DESCRIPTION OF THE TASK:
Repeat the lines below exactly as they appear, but leave out the images.

RECORD SET:
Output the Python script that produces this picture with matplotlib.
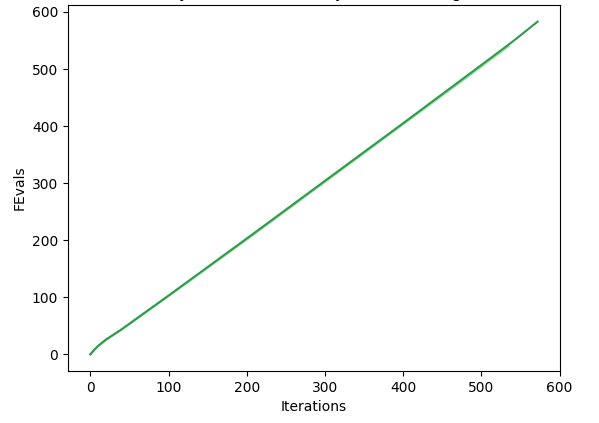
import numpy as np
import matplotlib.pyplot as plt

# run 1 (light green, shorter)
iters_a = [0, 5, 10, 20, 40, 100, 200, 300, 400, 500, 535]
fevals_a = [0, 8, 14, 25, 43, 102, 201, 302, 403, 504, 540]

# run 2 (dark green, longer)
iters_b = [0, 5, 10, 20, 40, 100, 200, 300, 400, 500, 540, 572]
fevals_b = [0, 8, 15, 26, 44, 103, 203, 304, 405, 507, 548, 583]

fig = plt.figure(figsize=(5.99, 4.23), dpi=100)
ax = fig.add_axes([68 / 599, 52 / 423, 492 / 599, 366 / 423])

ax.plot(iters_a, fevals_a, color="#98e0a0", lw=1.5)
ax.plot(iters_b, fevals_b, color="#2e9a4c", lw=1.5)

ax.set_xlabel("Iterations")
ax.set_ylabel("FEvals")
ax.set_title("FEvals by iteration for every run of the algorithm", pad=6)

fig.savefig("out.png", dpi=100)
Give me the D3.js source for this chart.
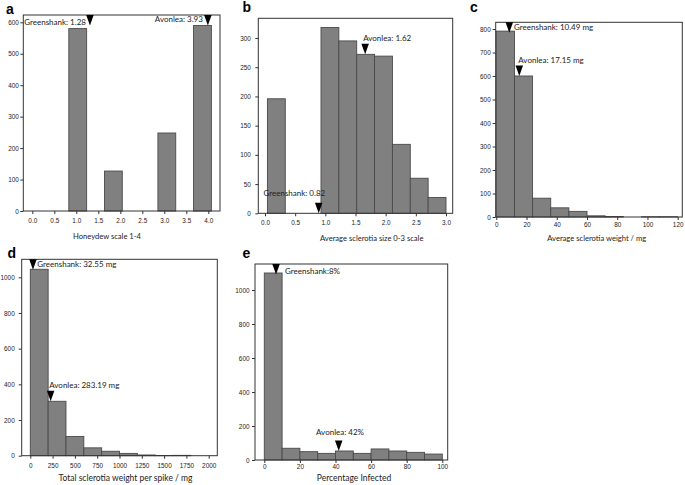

WRITTEN ANSWER:
Output the Python script that produces this picture with matplotlib.
import numpy as np
import matplotlib.pyplot as plt

# run 1 (light green, shorter)
iters_a = [0, 5, 10, 20, 40, 100, 200, 300, 400, 500, 535]
fevals_a = [0, 8, 14, 25, 43, 102, 201, 302, 403, 504, 540]

# run 2 (dark green, longer)
iters_b = [0, 5, 10, 20, 40, 100, 200, 300, 400, 500, 540, 572]
fevals_b = [0, 8, 15, 26, 44, 103, 203, 304, 405, 507, 548, 583]

fig = plt.figure(figsize=(5.99, 4.23), dpi=100)
ax = fig.add_axes([68 / 599, 52 / 423, 492 / 599, 366 / 423])

ax.plot(iters_a, fevals_a, color="#98e0a0", lw=1.5)
ax.plot(iters_b, fevals_b, color="#2e9a4c", lw=1.5)

ax.set_xlabel("Iterations")
ax.set_ylabel("FEvals")
ax.set_title("FEvals by iteration for every run of the algorithm", pad=6)

fig.savefig("out.png", dpi=100)
Give me the D3.js source for this chart.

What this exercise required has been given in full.